実際、2012年に僕は日本代表としてフィジーとPNC(パシフィック・ネーションズカップ)で対戦した時、それまで感じたことのない圧力をスクラムで感じた。過去、優勢だったスクラムで何度も押し込まれた。
昨年のW杯では、過去のテストマッチやW杯でフィジーをスクラムで何度も押してきた強豪国でさえ、逆にフィジーにスクラムで押し込まれる場面が増えた。
フィジアン・マジックに強力なスクラム。国内産の強みと海外製の技術が合わさり、フィジーは恐ろしい成長を遂げた。
しかし、フィジーの今秋のテストマッチ・ツアーはイマイチな戦績だった。W杯翌年ということもあってか、アイランダーならではの気まぐれな気質故か、単純なモチベーションの問題か、イングランドとのテストマッチ(11月19日)では15-58と大敗。その前週のバーバリアンズ戦(11日)は7-40と厳しい遠征となっていた。
蹴らず、敢えてカウンターをさせる戦術。
日本はフィジーとそれまで16回対戦して3勝しかできていなかったが、勝機はあった。アルゼンチン戦からの3試合で、キックを効果的に使ってきたジェイミー・ジャパン。フィジーに対して、危ない場面ではタッチキック(ボールをエリアの外に出すキック、再開は基本的にラインアウトから)でエリアを稼ぎ、セットピースでプレッシャーをかける。その正攻法で行くだろう――と思っていた。

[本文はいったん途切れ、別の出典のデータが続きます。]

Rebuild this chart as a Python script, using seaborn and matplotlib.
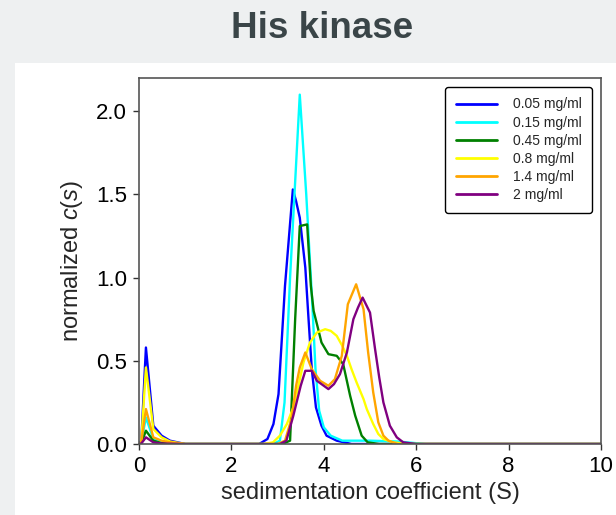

しかしジェイミーは、タッチには蹴らず、フィジーに“敢えて”カウンターをさせて相手を動かし、彼らの機動力を奪う戦術をミーティングで僕らに説明した。エディー(・ジョーンズ)、JK(ジョン・カーワン)時代には、フィジーに試みたことのない作戦だった。
吉と出るか、凶と出るか――。ヴァンヌのラグビーファンたちに見守られながらのキックオフ。前半20分までジェイミーのゲームプラン通り、うまくいっていた。フィジーはこちらをドミネート(前進する相手を押し返す)しようと激しく来る。トライを許すが、9番のフミ(田中史朗)さん、10番のユウ(田村優)からのキックを効果的に使い、スコアは3-7。ここからフィジーはフィットネスが落ち、運動量が落ちるはずだった。